■ WORK INSTRUCTIONS:
Reproduce the listing below in full and without alteration, apart from its pictures.

■ THE INPUT:

******

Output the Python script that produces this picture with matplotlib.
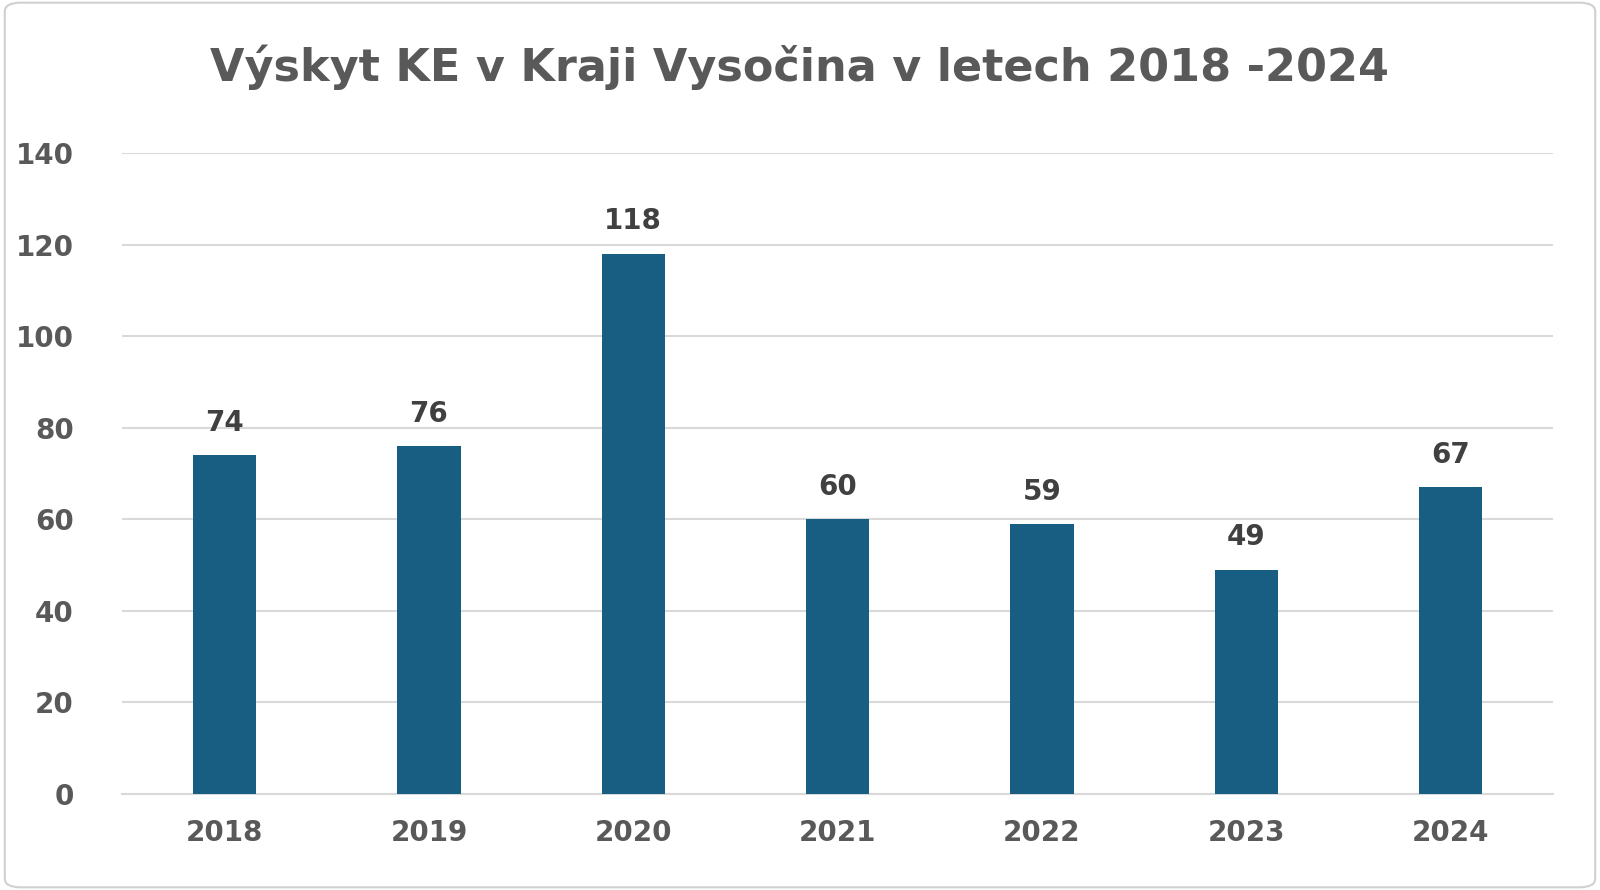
import matplotlib.pyplot as plt
from matplotlib.patches import FancyBboxPatch

years = ['2018', '2019', '2020', '2021', '2022', '2023', '2024']
counts = [74, 76, 118, 60, 59, 49, 67]
yticks = [0, 20, 40, 60, 80, 100, 120, 140]

fig = plt.figure(figsize=(16, 8.9), dpi=100)
fig.patches.append(FancyBboxPatch((0.003, 0.003), 0.994, 0.994, boxstyle='round,pad=0,rounding_size=0.01',
                                  transform=fig.transFigure, fill=False, edgecolor='#d0d0d0', linewidth=1.5))
ax = fig.add_axes([0.0765, 0.108, 0.894, 0.72])

x = range(len(years))
ax.bar(x, counts, width=0.31, color='#175E82', zorder=3)
for i, v in zip(x, counts):
    ax.text(i, v + 4, str(v), ha='center', va='bottom', fontsize=20, fontweight='bold', color='#404040')

ax.set_xlim(-0.5, 6.5)
ax.set_ylim(0, 140)
ax.set_yticks(yticks)
ax.set_xticks(list(x), years)
ax.grid(axis='y', color='#d9d9d9', linewidth=1.5, zorder=0)
for s in ['top', 'right', 'left']:
    ax.spines[s].set_visible(False)
ax.spines['bottom'].set_color('#d9d9d9')
ax.spines['bottom'].set_linewidth(1.5)
ax.tick_params(length=0, labelsize=20, labelcolor='#595959', pad=18)
ax.tick_params(axis='y', pad=35)
for lab in ax.get_xticklabels() + ax.get_yticklabels():
    lab.set_fontweight('bold')
for lab in ax.get_yticklabels():
    lab.set_horizontalalignment('right')

fig.text(0.5, 0.925, 'Výskyt KE v Kraji Vysočina v letech 2018 -2024', ha='center', va='center',
         fontsize=32, fontweight='bold', color='#595959')

fig.savefig('out.png', dpi=100)
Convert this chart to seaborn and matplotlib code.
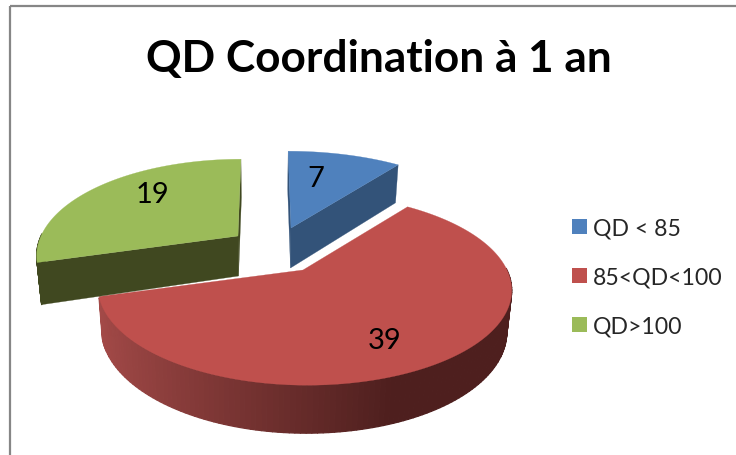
import numpy as np
import matplotlib
matplotlib.use("Agg")
import matplotlib.pyplot as plt
import matplotlib.colors as mc
from matplotlib.collections import PolyCollection
from matplotlib.patches import Patch, Rectangle
import seaborn as sns

# ---- data ----
categories = ["QD < 85", "85<QD<100", "QD>100"]
values = [7, 39, 19]
title = "QD Coordination à 1 an"

# ---- style ----
top_colors = ["#4f81bd", "#bf504d", "#9bbb59"]
cut_colors = ["#335379", "#7a3230", "#404820"]
rim_left, rim_right = "#a64b49", "#4e1f1e"

# ---- layout (exploded slice apexes and half-widths, in pixels) ----
apex = [(291, 229), (303, 271), (238, 237)]
rx_left = [199, 202, 197]
rx_right = [207, 204, 207]
RY = 96
PERSP, DEPTH, VANISH, SHEAR, BOTTOM_IN = 0.2, 40, 265, 0.55, 0.02

sns.set_theme(style="white")
plt.rcParams["font.family"] = ["Lato", "DejaVu Sans"]
palette = sns.color_palette(top_colors)

fig = plt.figure(figsize=(7.36, 4.56), dpi=100)
ax = fig.add_axes([0, 0, 1, 1])
ax.set_xlim(0, 736)
ax.set_ylim(456, 0)
ax.axis("off")

ax.add_patch(Rectangle((9.5, 6.5), 800, 600, fill=False, ec="#868686", lw=1.6))


def project(i, t, r=1.0):
    """Project a polar point of slice i: t clockwise from 12 o'clock."""
    a = apex[i]
    t = np.asarray(t, float)
    u, v = np.sin(t) * r, np.cos(t) * r
    f = 1 - PERSP * v
    rx = np.where(u < 0, rx_left[i], rx_right[i])
    x = a[0] + rx * u * f + SHEAR * (VANISH - a[0]) * (1 - f)
    y = a[1] - RY * v * f
    depth = DEPTH * np.maximum(f, 0.95)
    return x, y, depth


def lower(x):
    """Horizontal position of a point on the lower face of the disc."""
    return x + (VANISH - x) * BOTTOM_IN


fractions = np.array(values, float) / sum(values)
edges = np.concatenate([[0], np.cumsum(fractions)]) * 2 * np.pi
order = [0, 2, 1]

rim_l = np.array(mc.to_rgb(rim_left))
rim_r = np.array(mc.to_rgb(rim_right))

for i in order:
    a = apex[i]
    th = np.linspace(edges[i], edges[i + 1], 160)
    x, y, d = project(i, th)

    # cut faces
    for e in (edges[i], edges[i + 1]):
        ex, ey, ed = project(i, e)
        ax.fill([a[0], ex, lower(ex), lower(a[0])], [a[1], ey, ey + ed, a[1] + DEPTH],
                color=cut_colors[i], lw=0.2, zorder=2 + i)

    # outer rim facing the viewer, shaded by its horizontal position
    polys, cols = [], []
    for k in range(len(th) - 1):
        if np.cos(th[k]) > 0.02:
            continue
        polys.append([(x[k], y[k]), (x[k + 1], y[k + 1]),
                      (lower(x[k + 1]), y[k + 1] + d[k + 1]), (lower(x[k]), y[k] + d[k])])
        s = np.clip((np.sin(th[k]) + 1) / 1.36, 0, 1)
        cols.append(tuple(rim_l + (rim_r - rim_l) * s) if i == 1 else mc.to_rgb(cut_colors[i]))
    if polys:
        ax.add_collection(PolyCollection(polys, facecolors=cols, edgecolors=cols,
                                         linewidths=0.9, zorder=2.2 + i))

    # the large slice sits in front: thin white seam along its cut edges
    if i == 1:
        c0 = project(i, edges[i])
        c1 = project(i, edges[i + 1])
        ax.plot([c0[0], a[0], c1[0]], [c0[1], a[1], c1[1]], color="white", lw=2.0,
                solid_joinstyle="miter", zorder=2.4 + i)
    ax.fill(np.r_[a[0], x], np.r_[a[1], y], color=palette[i], lw=0.2, zorder=2.5 + i)

# ---- value labels ----
label_r_x = [0.40, 0.64, 0.60]
label_r_y = [0.62, 0.77, 0.80]
for i, val in enumerate(values):
    mid = (edges[i] + edges[i + 1]) / 2
    lx = project(i, mid, label_r_x[i])[0]
    ly = project(i, mid, label_r_y[i])[1]
    ax.text(lx, ly, str(val), ha="center", va="center", fontsize=21,
            color="black", zorder=10)

ax.text(379, 59, title, ha="center", va="center", fontsize=31.8,
        fontweight="bold", color="black", zorder=10)

handles = [Patch(facecolor=c, edgecolor="none", label=l) for c, l in zip(palette, categories)]
ax.legend(handles=handles, loc="center left", bbox_to_anchor=(572 / 736, 1 - 278 / 456),
          frameon=False, fontsize=16.6, handlelength=0.65, handleheight=0.65,
          handletextpad=0.27, labelspacing=1.22, borderpad=0, borderaxespad=0)

fig.savefig("out.png", dpi=100, facecolor="white")
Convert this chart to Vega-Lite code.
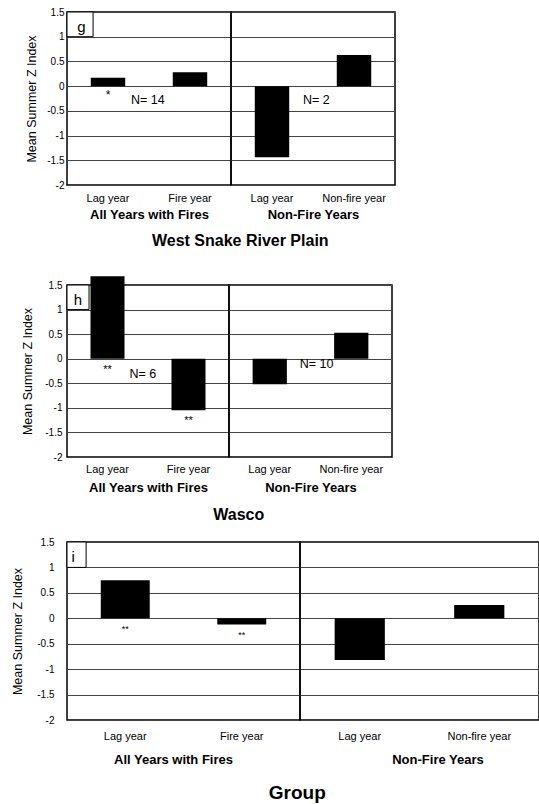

******

■ IN RESPONSE:
Output the Python script that produces this picture with matplotlib.
import matplotlib.pyplot as plt
from matplotlib.patches import FancyBboxPatch

years = ['2018', '2019', '2020', '2021', '2022', '2023', '2024']
counts = [74, 76, 118, 60, 59, 49, 67]
yticks = [0, 20, 40, 60, 80, 100, 120, 140]

fig = plt.figure(figsize=(16, 8.9), dpi=100)
fig.patches.append(FancyBboxPatch((0.003, 0.003), 0.994, 0.994, boxstyle='round,pad=0,rounding_size=0.01',
                                  transform=fig.transFigure, fill=False, edgecolor='#d0d0d0', linewidth=1.5))
ax = fig.add_axes([0.0765, 0.108, 0.894, 0.72])

x = range(len(years))
ax.bar(x, counts, width=0.31, color='#175E82', zorder=3)
for i, v in zip(x, counts):
    ax.text(i, v + 4, str(v), ha='center', va='bottom', fontsize=20, fontweight='bold', color='#404040')

ax.set_xlim(-0.5, 6.5)
ax.set_ylim(0, 140)
ax.set_yticks(yticks)
ax.set_xticks(list(x), years)
ax.grid(axis='y', color='#d9d9d9', linewidth=1.5, zorder=0)
for s in ['top', 'right', 'left']:
    ax.spines[s].set_visible(False)
ax.spines['bottom'].set_color('#d9d9d9')
ax.spines['bottom'].set_linewidth(1.5)
ax.tick_params(length=0, labelsize=20, labelcolor='#595959', pad=18)
ax.tick_params(axis='y', pad=35)
for lab in ax.get_xticklabels() + ax.get_yticklabels():
    lab.set_fontweight('bold')
for lab in ax.get_yticklabels():
    lab.set_horizontalalignment('right')

fig.text(0.5, 0.925, 'Výskyt KE v Kraji Vysočina v letech 2018 -2024', ha='center', va='center',
         fontsize=32, fontweight='bold', color='#595959')

fig.savefig('out.png', dpi=100)
Convert this chart to seaborn and matplotlib code.
import numpy as np
import matplotlib
matplotlib.use("Agg")
import matplotlib.pyplot as plt
import matplotlib.colors as mc
from matplotlib.collections import PolyCollection
from matplotlib.patches import Patch, Rectangle
import seaborn as sns

# ---- data ----
categories = ["QD < 85", "85<QD<100", "QD>100"]
values = [7, 39, 19]
title = "QD Coordination à 1 an"

# ---- style ----
top_colors = ["#4f81bd", "#bf504d", "#9bbb59"]
cut_colors = ["#335379", "#7a3230", "#404820"]
rim_left, rim_right = "#a64b49", "#4e1f1e"

# ---- layout (exploded slice apexes and half-widths, in pixels) ----
apex = [(291, 229), (303, 271), (238, 237)]
rx_left = [199, 202, 197]
rx_right = [207, 204, 207]
RY = 96
PERSP, DEPTH, VANISH, SHEAR, BOTTOM_IN = 0.2, 40, 265, 0.55, 0.02

sns.set_theme(style="white")
plt.rcParams["font.family"] = ["Lato", "DejaVu Sans"]
palette = sns.color_palette(top_colors)

fig = plt.figure(figsize=(7.36, 4.56), dpi=100)
ax = fig.add_axes([0, 0, 1, 1])
ax.set_xlim(0, 736)
ax.set_ylim(456, 0)
ax.axis("off")

ax.add_patch(Rectangle((9.5, 6.5), 800, 600, fill=False, ec="#868686", lw=1.6))


def project(i, t, r=1.0):
    """Project a polar point of slice i: t clockwise from 12 o'clock."""
    a = apex[i]
    t = np.asarray(t, float)
    u, v = np.sin(t) * r, np.cos(t) * r
    f = 1 - PERSP * v
    rx = np.where(u < 0, rx_left[i], rx_right[i])
    x = a[0] + rx * u * f + SHEAR * (VANISH - a[0]) * (1 - f)
    y = a[1] - RY * v * f
    depth = DEPTH * np.maximum(f, 0.95)
    return x, y, depth


def lower(x):
    """Horizontal position of a point on the lower face of the disc."""
    return x + (VANISH - x) * BOTTOM_IN


fractions = np.array(values, float) / sum(values)
edges = np.concatenate([[0], np.cumsum(fractions)]) * 2 * np.pi
order = [0, 2, 1]

rim_l = np.array(mc.to_rgb(rim_left))
rim_r = np.array(mc.to_rgb(rim_right))

for i in order:
    a = apex[i]
    th = np.linspace(edges[i], edges[i + 1], 160)
    x, y, d = project(i, th)

    # cut faces
    for e in (edges[i], edges[i + 1]):
        ex, ey, ed = project(i, e)
        ax.fill([a[0], ex, lower(ex), lower(a[0])], [a[1], ey, ey + ed, a[1] + DEPTH],
                color=cut_colors[i], lw=0.2, zorder=2 + i)

    # outer rim facing the viewer, shaded by its horizontal position
    polys, cols = [], []
    for k in range(len(th) - 1):
        if np.cos(th[k]) > 0.02:
            continue
        polys.append([(x[k], y[k]), (x[k + 1], y[k + 1]),
                      (lower(x[k + 1]), y[k + 1] + d[k + 1]), (lower(x[k]), y[k] + d[k])])
        s = np.clip((np.sin(th[k]) + 1) / 1.36, 0, 1)
        cols.append(tuple(rim_l + (rim_r - rim_l) * s) if i == 1 else mc.to_rgb(cut_colors[i]))
    if polys:
        ax.add_collection(PolyCollection(polys, facecolors=cols, edgecolors=cols,
                                         linewidths=0.9, zorder=2.2 + i))

    # the large slice sits in front: thin white seam along its cut edges
    if i == 1:
        c0 = project(i, edges[i])
        c1 = project(i, edges[i + 1])
        ax.plot([c0[0], a[0], c1[0]], [c0[1], a[1], c1[1]], color="white", lw=2.0,
                solid_joinstyle="miter", zorder=2.4 + i)
    ax.fill(np.r_[a[0], x], np.r_[a[1], y], color=palette[i], lw=0.2, zorder=2.5 + i)

# ---- value labels ----
label_r_x = [0.40, 0.64, 0.60]
label_r_y = [0.62, 0.77, 0.80]
for i, val in enumerate(values):
    mid = (edges[i] + edges[i + 1]) / 2
    lx = project(i, mid, label_r_x[i])[0]
    ly = project(i, mid, label_r_y[i])[1]
    ax.text(lx, ly, str(val), ha="center", va="center", fontsize=21,
            color="black", zorder=10)

ax.text(379, 59, title, ha="center", va="center", fontsize=31.8,
        fontweight="bold", color="black", zorder=10)

handles = [Patch(facecolor=c, edgecolor="none", label=l) for c, l in zip(palette, categories)]
ax.legend(handles=handles, loc="center left", bbox_to_anchor=(572 / 736, 1 - 278 / 456),
          frameon=False, fontsize=16.6, handlelength=0.65, handleheight=0.65,
          handletextpad=0.27, labelspacing=1.22, borderpad=0, borderaxespad=0)

fig.savefig("out.png", dpi=100, facecolor="white")
Convert this chart to Vega-Lite code.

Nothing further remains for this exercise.